Choose Tango if your priority is guided, in-app walkthroughs, and you need data on where users get stuck.
Better documentation and root processes with Scribe’s Workflow AI
Many leading screen and browser capture tools help you document processes quickly and correctly. But Scribe pushes further, surfacing valuable data on where your workflows hit bottlenecks so that you can improve root processes—not just outline them as-is.
Try Scribe and discover how a Workflow AI platform enables you to capture and share processes for a wide range of use cases, while giving you the information you need to attack underlying process inefficiencies and poor tool adoption.
FAQs
What are the pricing differences between Scribe and Tango?

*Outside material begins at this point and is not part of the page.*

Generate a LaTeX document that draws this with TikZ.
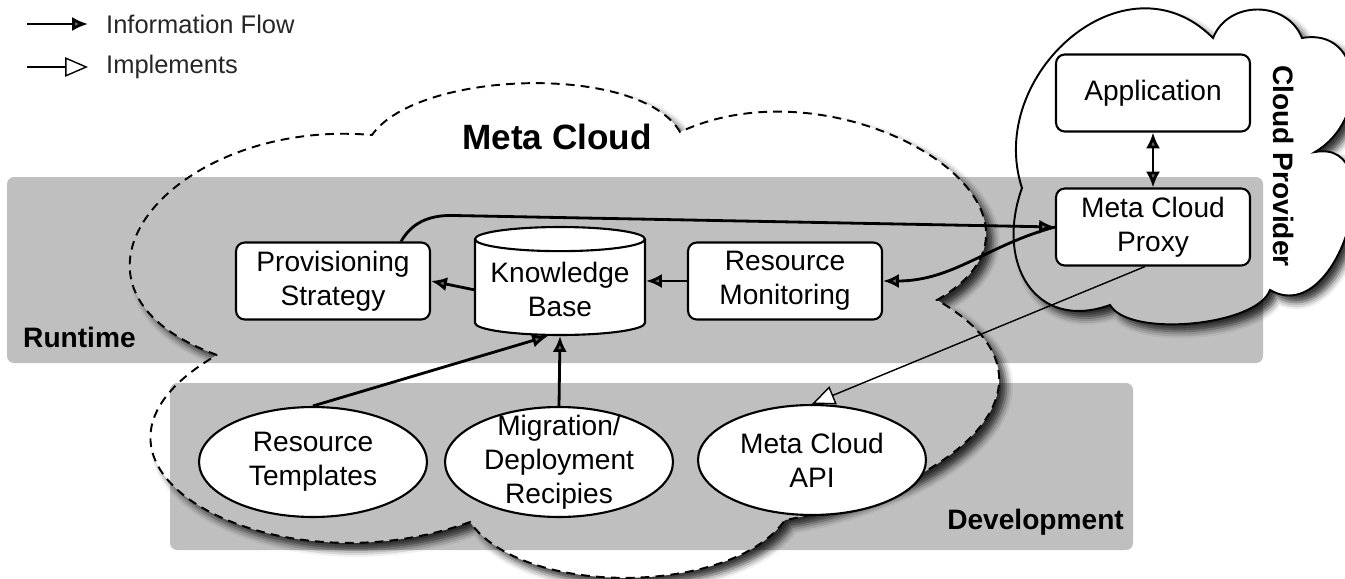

Scribe’s pricing starts with a free entry-level plan and, from there, a feature-rich plan for individuals and an affordable per-seat plan for teams. Tango also has a free tier and per-seat team plans, in addition to customized enterprise pricing. Tango’s free plan limits workflows (up to 15). Scribe doesn’t limit workflows but gates certain features, giving free users access to the essential capture tools they need to record processes.

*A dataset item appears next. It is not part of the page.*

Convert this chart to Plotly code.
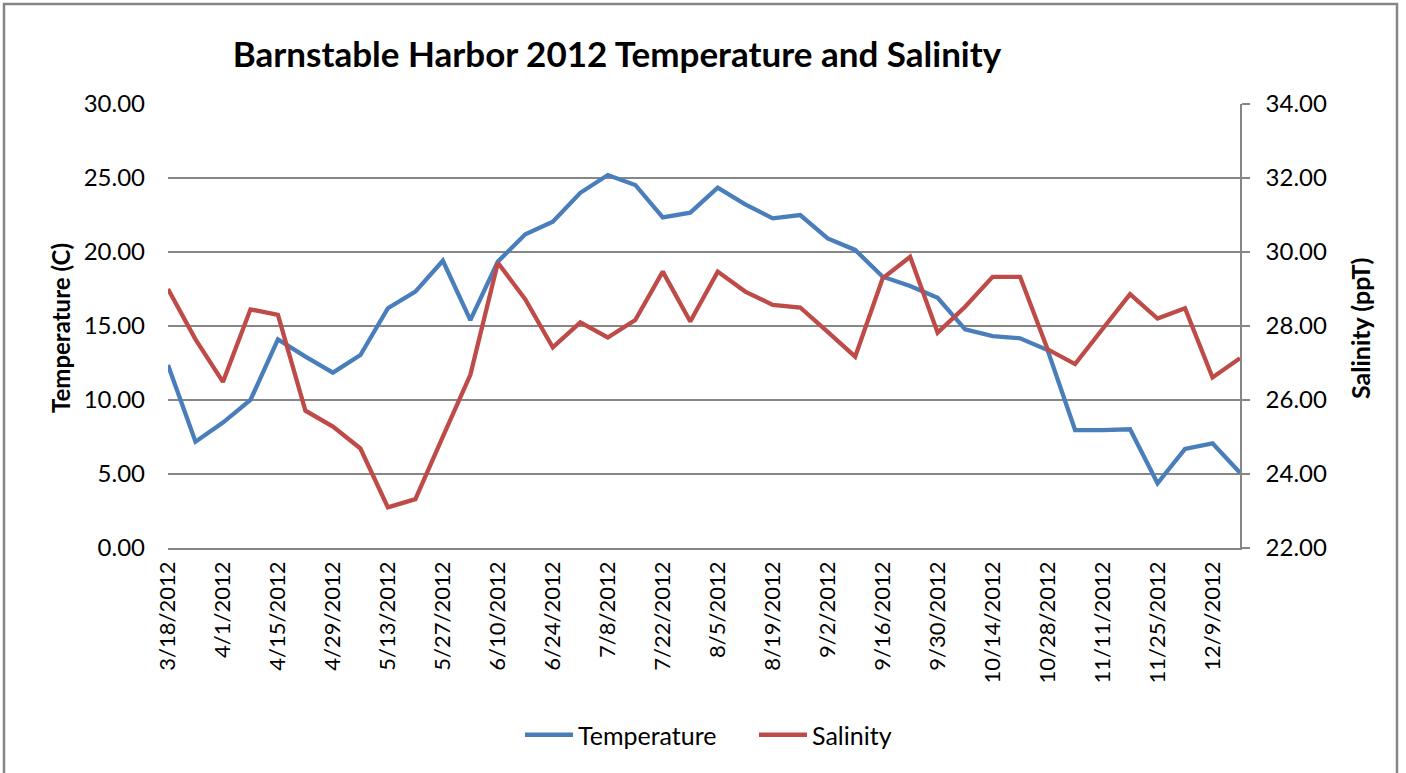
import plotly.graph_objects as go

dates = ["3/18/2012","3/25/2012","4/1/2012","4/8/2012","4/15/2012","4/22/2012","4/29/2012",
         "5/6/2012","5/13/2012","5/20/2012","5/27/2012","6/3/2012","6/10/2012","6/17/2012",
         "6/24/2012","7/1/2012","7/8/2012","7/15/2012","7/22/2012","7/29/2012","8/5/2012",
         "8/12/2012","8/19/2012","8/26/2012","9/2/2012","9/9/2012","9/16/2012","9/23/2012",
         "9/30/2012","10/7/2012","10/14/2012","10/21/2012","10/28/2012","11/4/2012",
         "11/11/2012","11/18/2012","11/25/2012","12/2/2012","12/9/2012","12/16/2012"]

temperature = [12.36, 7.18, 8.47, 10.00, 14.10, 12.93, 11.85, 13.04, 16.20, 17.32,
               19.41, 15.40, 19.35, 21.20, 22.05, 24.00, 25.20, 24.53, 22.34, 22.66,
               24.35, 23.22, 22.27, 22.50, 20.92, 20.14, 18.33, 17.70, 16.90, 14.77,
               14.32, 14.17, 13.38, 7.97, 7.97, 8.02, 4.37, 6.69, 7.07, 5.09]

salinity = [29.00, 27.64, 26.49, 28.45, 28.30, 25.71, 25.28, 24.69, 23.10, 23.32,
            25.01, 26.68, 29.71, 28.72, 27.42, 28.10, 27.69, 28.16, 29.47, 28.12,
            29.47, 28.93, 28.57, 28.50, 27.84, 27.17, 29.29, 29.87, 27.82, 28.52,
            29.33, 29.33, 27.37, 26.97, 27.92, 28.86, 28.20, 28.48, 26.61, 27.13]

tick_labels = dates[::2]

W, H = 1406, 773
L, R, T, B = 168, 1240, 104, 548
FONT = "Lato"
GRID = "#868686"

fig = go.Figure()
fig.add_trace(go.Scatter(x=dates, y=temperature, name="Temperature", mode="lines",
                         line=dict(color="#4A7EBB", width=4.3), yaxis="y"))
fig.add_trace(go.Scatter(x=dates, y=salinity, name="Salinity", mode="lines",
                         line=dict(color="#BE4B48", width=4.3), yaxis="y2"))

def px_x(p):
    return (p - L) / (R - L)

def px_y(p):
    return (B - p) / (B - T)

fig.update_layout(
    width=W, height=H,
    margin=dict(l=L, r=W - R, t=T, b=H - B),
    paper_bgcolor="white", plot_bgcolor="white",
    font=dict(family=FONT, size=22, color="black"),
    title=dict(text="Barnstable Harbor 2012 Temperature and Salinity",
               xref="container", yref="container", x=617 / W, y=1 - 55 / H,
               xanchor="center", yanchor="middle",
               font=dict(family=FONT, size=35, weight="bold", color="black")),
    xaxis=dict(type="category", range=[0, len(dates) - 1], tickmode="array",
               tickvals=tick_labels, ticktext=tick_labels, tickangle=-90,
               showgrid=False, showline=True, linecolor=GRID, linewidth=1.5,
               ticks="", ticklabelstandoff=3, tickfont=dict(size=22)),
    yaxis=dict(range=[0, 30], dtick=5, tick0=0, tickformat=".2f",
               showgrid=True, gridcolor=GRID, gridwidth=1.5, zeroline=False,
               showline=False, ticks="", ticklabelstandoff=22, tickfont=dict(size=24)),
    yaxis2=dict(range=[22, 34], dtick=2, tick0=22, tickformat=".2f", overlaying="y",
                side="right", showgrid=False, zeroline=False, showline=True,
                linecolor=GRID, linewidth=1.5, ticks="outside", ticklen=8,
                tickcolor=GRID, tickwidth=1.5, ticklabelstandoff=11,
                tickfont=dict(size=24)),
    legend=dict(orientation="h", x=px_x(520), xanchor="left", y=px_y(735),
                yanchor="middle", font=dict(size=25), bgcolor="rgba(0,0,0,0)",
                itemwidth=48, entrywidthmode="pixels", entrywidth=171, tracegroupgap=0),
    showlegend=True,
    annotations=[
        dict(text="Temperature (C)", xref="paper", yref="paper", x=px_x(60), y=px_y(328),
             xanchor="center", yanchor="middle", textangle=-90, showarrow=False,
             font=dict(family=FONT, size=24, weight="bold")),
        dict(text="Salinity (ppT)", xref="paper", yref="paper", x=px_x(1360), y=px_y(329),
             xanchor="center", yanchor="middle", textangle=-90, showarrow=False,
             font=dict(family=FONT, size=25, weight="bold")),
    ],
    shapes=[
        dict(type="rect", xref="paper", yref="paper",
             x0=px_x(4), x1=px_x(1397), y0=px_y(800), y1=px_y(4),
             line=dict(color=GRID, width=2.5), fillcolor="rgba(0,0,0,0)", layer="below"),
    ],
)

fig.write_html("out.html", config={"displayModeBar": False},
               post_script="document.body.style.margin='0';")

Is Scribe or Tango better for internal SOPs?
Scribe is a stronger option for teams building an SOP library, with its workspace-style interface that centralizes up-to-date documentation in one place. Also, Scribe’s static, structured manual outputs serve the SOP use case better than Tango’s “Guide Me” in-app walkthroughs.
Can Scribe and Tango both capture desktop workflows?
Yes, both Scribe and Tango capture desktop workflows. Scribe’s downloadable app can record processes on any application, intelligently delineating steps even in legacy platforms.
Which tool is better for enterprise teams?
While both tools serve enterprise contexts, Scribe is better suited for businesses that need a centralized, governed SOP library with deep content lifecycle management. Tango focuses more heavily on user-adoption scenarios with its in-app process guidance features, but Scribe also works well in these situations, providing up-to-date static guides with easy-to-follow screenshots and annotations to help users through processes.